Exercise: Write out exactly, please, every line from the beginning of the entries to the line holding "milestones = [12, 24, 36]", and no pictures.

——————

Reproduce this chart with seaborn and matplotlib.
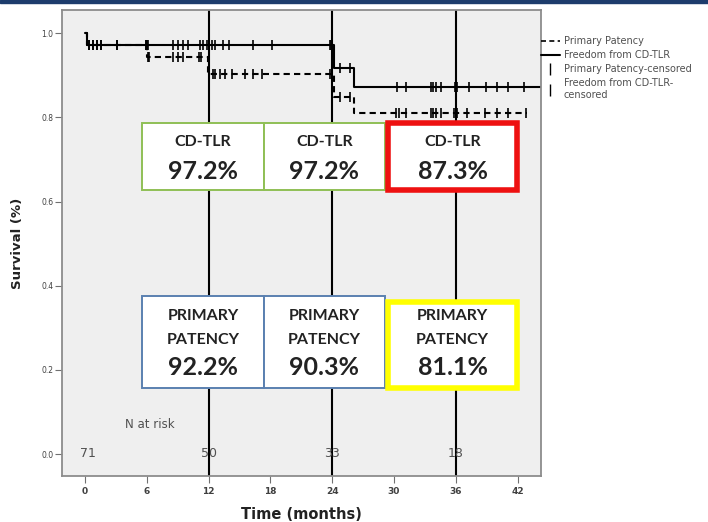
import numpy as np
import pandas as pd
import matplotlib
matplotlib.use("Agg")
import matplotlib.pyplot as plt
import seaborn as sns
from matplotlib.patches import Rectangle
from matplotlib.lines import Line2D

# Kaplan-Meier step estimates (months, survival fraction)
cdtlr_times = [0.0, 0.2, 24.2, 26.1, 44.3]
cdtlr_surv = [1.000, 0.972, 0.917, 0.873, 0.873]
patency_times = [0.0, 0.2, 6.0, 11.9, 24.2, 26.1, 42.9]
patency_surv = [1.000, 0.972, 0.944, 0.903, 0.848, 0.811, 0.811]

# censoring times
cdtlr_censored = [0.4, 0.8, 1.2, 1.6, 3.1, 5.9, 6.0, 6.1, 8.5, 9.0, 9.5, 10.0,
                  11.2, 11.5, 11.8, 12.0, 12.3, 12.6, 13.4, 14.0, 16.3, 18.2,
                  23.8, 23.9, 24.0, 24.8, 25.7, 30.3, 31.2, 33.6, 33.8, 34.1,
                  34.6, 35.9, 36.1, 37.3, 38.9, 40.0, 41.1, 42.6]
patency_censored = [0.4, 0.8, 1.2, 1.6, 3.1, 5.9, 6.1, 6.2, 8.5, 9.0, 9.5, 11.1,
                    11.3, 12.4, 12.6, 13.1, 13.6, 14.3, 15.5, 16.3, 17.2, 23.8,
                    24.0, 24.8, 25.7, 30.2, 30.5, 31.2, 33.6, 33.8, 34.1, 34.6,
                    35.8, 36.1, 37.1, 38.8, 40.0, 41.1, 42.8]

# numbers at risk
risk_times = [0, 12, 24, 36]
risk_counts = [71, 50, 33, 18]

# summary boxes
tlr_values = ["97.2%", "97.2%", "87.3%"]
patency_values = ["92.2%", "90.3%", "81.1%"]

x_ticks = [0, 6, 12, 18, 24, 30, 36, 42]
y_ticks = [0.0, 0.2, 0.4, 0.6, 0.8, 1.0]
milestones = [12, 24, 36]

series_tlr = "Freedom from CD-TLR"
series_pp = "Primary Patency"

curves = pd.concat([
    pd.DataFrame({"time": cdtlr_times, "surv": cdtlr_surv, "series": series_tlr}),
    pd.DataFrame({"time": patency_times, "surv": patency_surv, "series": series_pp}),
], ignore_index=True)


def step_value(times, surv, t):
    idx = np.searchsorted(times, t, side="right") - 1
    return np.asarray(surv)[idx]


censor = pd.concat([
    pd.DataFrame({"time": cdtlr_censored,
                  "surv": step_value(cdtlr_times, cdtlr_surv, cdtlr_censored)}),
    pd.DataFrame({"time": patency_censored,
                  "surv": step_value(patency_times, patency_surv, patency_censored)}),
], ignore_index=True)

sns.set_theme(style="white")
plt.rcParams["font.family"] = ["DejaVu Sans"]

fig = plt.figure(figsize=(7.08, 5.22), dpi=100)
ax = fig.add_axes([62 / 708, 46 / 522, 479 / 708, 466 / 522])
ax.set_facecolor("#efefef")

# header strip
fig.add_artist(Rectangle((0, 1 - 3 / 522), 1, 3 / 522, transform=fig.transFigure,
                         color="#1d3c6c", zorder=10))

for m in milestones:
    ax.axvline(m, color="black", lw=1.5, zorder=1)

sns.lineplot(data=curves, x="time", y="surv", style="series",
             dashes={series_tlr: "", series_pp: (3, 2)},
             color="black", lw=1.5, drawstyle="steps-post",
             estimator=None, sort=False, legend=False, ax=ax, zorder=2)
sns.scatterplot(data=censor, x="time", y="surv", marker="|", s=45,
                color="black", linewidth=1.2, legend=False, ax=ax, zorder=2)

# summary boxes
box_x = [(5.5, 17.4), (17.4, 29.1)]
for (x0, x1) in box_x:
    ax.add_patch(Rectangle((x0, 0.627), x1 - x0, 0.159, facecolor="white",
                           edgecolor="#8fbf55", lw=1.4, zorder=3))
    ax.add_patch(Rectangle((x0, 0.158), x1 - x0, 0.218, facecolor="white",
                           edgecolor="#5a80b0", lw=1.4, zorder=3))
ax.add_patch(Rectangle((29.45, 0.627), 12.45, 0.160, facecolor="white",
                       edgecolor="#ee1111", lw=4.0, zorder=4))
ax.add_patch(Rectangle((29.45, 0.158), 12.45, 0.204, facecolor="white",
                       edgecolor="#ffff00", lw=4.0, zorder=4))

centers = [11.45, 23.25, 35.7]
txt_kw = dict(ha="center", va="center", family="Lato", weight="bold",
              color="#222222", zorder=5)
for cx, v in zip(centers, tlr_values):
    ax.text(cx, 0.742, "CD-TLR", fontsize=11.5, **txt_kw)
    ax.text(cx, 0.672, v, fontsize=18, **txt_kw)
for cx, v in zip(centers, patency_values):
    ax.text(cx, 0.329, "PRIMARY", fontsize=11.5, **txt_kw)
    ax.text(cx, 0.272, "PATENCY", fontsize=11.5, **txt_kw)
    ax.text(cx, 0.205, v, fontsize=18, **txt_kw)

# numbers at risk
ax.text(6.3, 0.071, "N at risk", ha="center", va="center", fontsize=8.5,
        color="#505050", zorder=5)
for t, n in zip(risk_times, risk_counts):
    ax.text(t + (0.3 if t == 0 else 0), 0.002, str(n), ha="center", va="center",
            fontsize=9, color="#505050", zorder=5)

ax.set_xlim(-2.23, 44.27)
ax.set_ylim(-0.052, 1.055)
ax.set_xticks(x_ticks)
ax.set_yticks(y_ticks)
ax.set_yticklabels([f"{v:.1f}" for v in y_ticks])
ax.tick_params(axis="both", direction="out", length=5, width=0.8, color="#707070",
               labelcolor="#404040", left=True, bottom=True)
ax.tick_params(axis="y", labelsize=5.5, pad=1)
ax.tick_params(axis="x", labelsize=6.5, pad=3)
for lbl in ax.get_xticklabels():
    lbl.set_fontweight("bold")
for sp in ax.spines.values():
    sp.set_color("#8c8c8c")
    sp.set_linewidth(1.3)

ax.set_xlabel("Time (months)", fontsize=10.5, weight="bold", color="#222222")
ax.set_ylabel("Survival (%)", fontsize=9.5, weight="bold", color="#222222")
ax.xaxis.set_label_coords(0.5, -0.066)
ax.yaxis.set_label_coords(-0.080, 0.5)

handles = [
    Line2D([0], [0], color="black", lw=1.2, ls=(0, (3, 2))),
    Line2D([0], [0], color="black", lw=1.5),
    Line2D([0], [0], color="black", marker="|", ls="none", markersize=8),
    Line2D([0], [0], color="black", marker="|", ls="none", markersize=8),
]
labels = [series_pp, series_tlr, "Primary Patency-censored",
          "Freedom from CD-TLR-\ncensored"]
ax.legend(handles, labels, loc="upper left", bbox_to_anchor=(0.995, 0.948),
          frameon=False, fontsize=7, labelcolor="#505050", handlelength=2.0,
          handletextpad=0.4, borderaxespad=0, borderpad=0.2, labelspacing=0.42)

fig.savefig("out.png", dpi=100)
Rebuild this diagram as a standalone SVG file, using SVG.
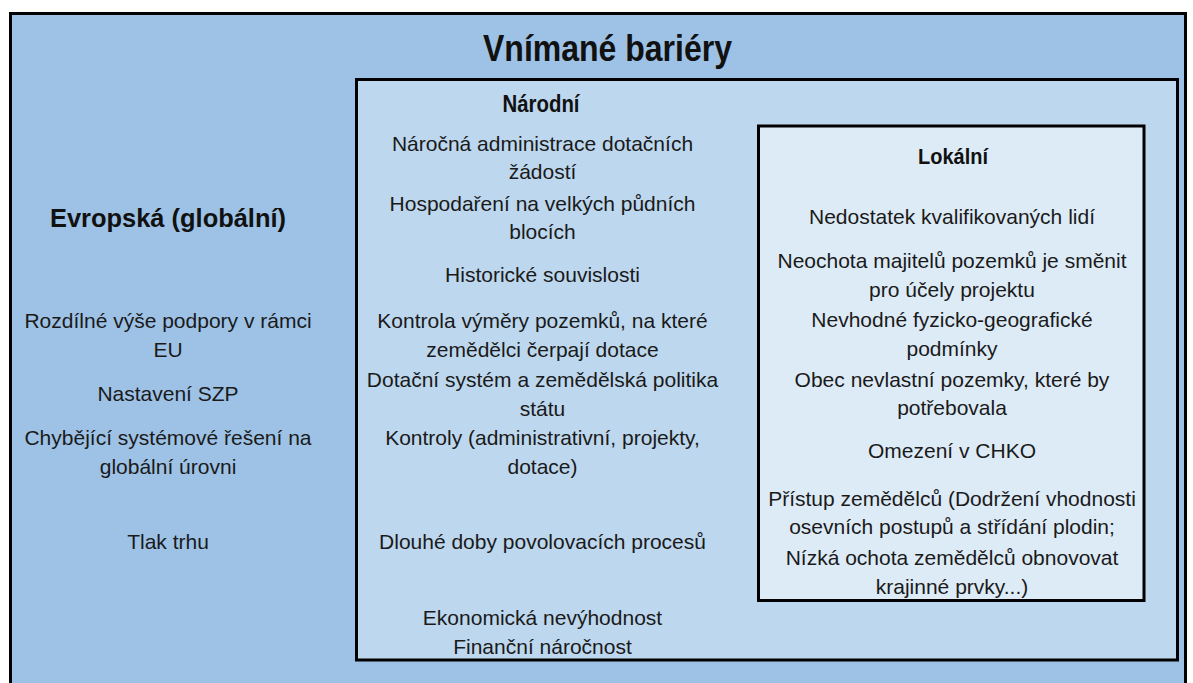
<svg xmlns="http://www.w3.org/2000/svg" width="1193" height="683" viewBox="0 0 1193 683">
<style>
.t{font-family:"Liberation Sans",Arial,sans-serif;font-size:21px;fill:#1a1a1a;text-anchor:middle}
.h{font-family:"Liberation Sans",Arial,sans-serif;font-weight:bold;fill:#111;text-anchor:middle}
.box{stroke:#000;stroke-width:3}
</style>
<rect width="1193" height="683" fill="#ffffff"/>
<g id="evropska">
<rect class="box" x="10.5" y="13.5" width="1175" height="700" fill="#9DC2E6"/>
<text class="h" x="607.5" y="60.5" font-size="37" textLength="249" lengthAdjust="spacingAndGlyphs">Vnímané bariéry</text>
<text class="h" x="168" y="227" font-size="26" textLength="236" lengthAdjust="spacingAndGlyphs">Evropská (globální)</text>
<text class="t" x="168" y="328">Rozdílné výše podpory v rámci</text>
<text class="t" x="168" y="356.5">EU</text>
<text class="t" x="168" y="401">Nastavení SZP</text>
<text class="t" x="168" y="445">Chybějící systémové řešení na</text>
<text class="t" x="168" y="474">globální úrovni</text>
<text class="t" x="168" y="549">Tlak trhu</text>
</g>
<g id="narodni">
<rect class="box" x="356.5" y="79.5" width="821" height="580.5" fill="#BDD7EE"/>
<text class="h" x="541" y="112" font-size="23" textLength="77" lengthAdjust="spacingAndGlyphs">Národní</text>
<text class="t" x="542.5" y="150.5">Náročná administrace dotačních</text>
<text class="t" x="542.5" y="179">žádostí</text>
<text class="t" x="542.5" y="210.5">Hospodaření na velkých půdních</text>
<text class="t" x="542.5" y="239">blocích</text>
<text class="t" x="542.5" y="281.5">Historické souvislosti</text>
<text class="t" x="542.5" y="328">Kontrola výměry pozemků, na které</text>
<text class="t" x="542.5" y="356.5">zemědělci čerpají dotace</text>
<text class="t" x="542.5" y="386.5">Dotační systém a zemědělská politika</text>
<text class="t" x="542.5" y="415.5">státu</text>
<text class="t" x="542.5" y="445">Kontroly (administrativní, projekty,</text>
<text class="t" x="542.5" y="474">dotace)</text>
<text class="t" x="542.5" y="549">Dlouhé doby povolovacích procesů</text>
<text class="t" x="542.5" y="625">Ekonomická nevýhodnost</text>
<text class="t" x="542.5" y="654">Finanční náročnost</text>
</g>
<g id="lokalni">
<rect class="box" x="758.5" y="126" width="385.5" height="474.5" fill="#DDEBF7"/>
<text class="h" x="953" y="164" font-size="22" textLength="70" lengthAdjust="spacingAndGlyphs">Lokální</text>
<text class="t" x="952" y="224">Nedostatek kvalifikovaných lidí</text>
<text class="t" x="952" y="268">Neochota majitelů pozemků je směnit</text>
<text class="t" x="952" y="296.5">pro účely projektu</text>
<text class="t" x="952" y="326.5">Nevhodné fyzicko-geografické</text>
<text class="t" x="952" y="356">podmínky</text>
<text class="t" x="952" y="387">Obec nevlastní pozemky, které by</text>
<text class="t" x="952" y="415">potřebovala</text>
<text class="t" x="952" y="458">Omezení v CHKO</text>
<text class="t" x="952" y="506">Přístup zemědělců (Dodržení vhodnosti</text>
<text class="t" x="952" y="533.5">osevních postupů a střídání plodin;</text>
<text class="t" x="952" y="565">Nízká ochota zemědělců obnovovat</text>
<text class="t" x="952" y="594">krajinné prvky...)</text>
</g>
<g id="connectors"/>
</svg>
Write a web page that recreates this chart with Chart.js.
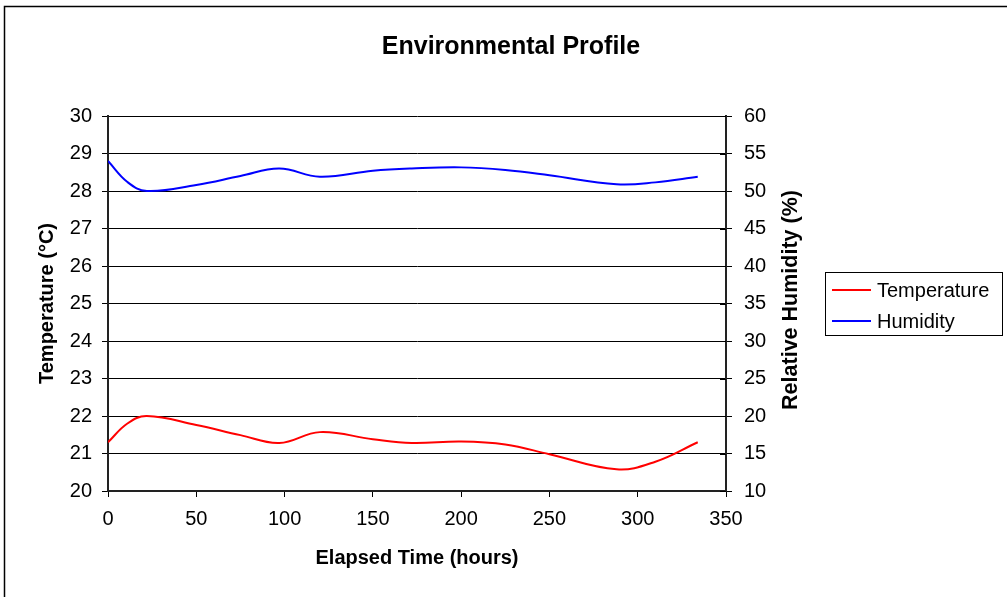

——————

Answer to the exercise:
Reproduce this chart with seaborn and matplotlib.
import numpy as np
import pandas as pd
import matplotlib
matplotlib.use("Agg")
import matplotlib.pyplot as plt
import seaborn as sns
from matplotlib.patches import Rectangle
from matplotlib.lines import Line2D

# Kaplan-Meier step estimates (months, survival fraction)
cdtlr_times = [0.0, 0.2, 24.2, 26.1, 44.3]
cdtlr_surv = [1.000, 0.972, 0.917, 0.873, 0.873]
patency_times = [0.0, 0.2, 6.0, 11.9, 24.2, 26.1, 42.9]
patency_surv = [1.000, 0.972, 0.944, 0.903, 0.848, 0.811, 0.811]

# censoring times
cdtlr_censored = [0.4, 0.8, 1.2, 1.6, 3.1, 5.9, 6.0, 6.1, 8.5, 9.0, 9.5, 10.0,
                  11.2, 11.5, 11.8, 12.0, 12.3, 12.6, 13.4, 14.0, 16.3, 18.2,
                  23.8, 23.9, 24.0, 24.8, 25.7, 30.3, 31.2, 33.6, 33.8, 34.1,
                  34.6, 35.9, 36.1, 37.3, 38.9, 40.0, 41.1, 42.6]
patency_censored = [0.4, 0.8, 1.2, 1.6, 3.1, 5.9, 6.1, 6.2, 8.5, 9.0, 9.5, 11.1,
                    11.3, 12.4, 12.6, 13.1, 13.6, 14.3, 15.5, 16.3, 17.2, 23.8,
                    24.0, 24.8, 25.7, 30.2, 30.5, 31.2, 33.6, 33.8, 34.1, 34.6,
                    35.8, 36.1, 37.1, 38.8, 40.0, 41.1, 42.8]

# numbers at risk
risk_times = [0, 12, 24, 36]
risk_counts = [71, 50, 33, 18]

# summary boxes
tlr_values = ["97.2%", "97.2%", "87.3%"]
patency_values = ["92.2%", "90.3%", "81.1%"]

x_ticks = [0, 6, 12, 18, 24, 30, 36, 42]
y_ticks = [0.0, 0.2, 0.4, 0.6, 0.8, 1.0]
milestones = [12, 24, 36]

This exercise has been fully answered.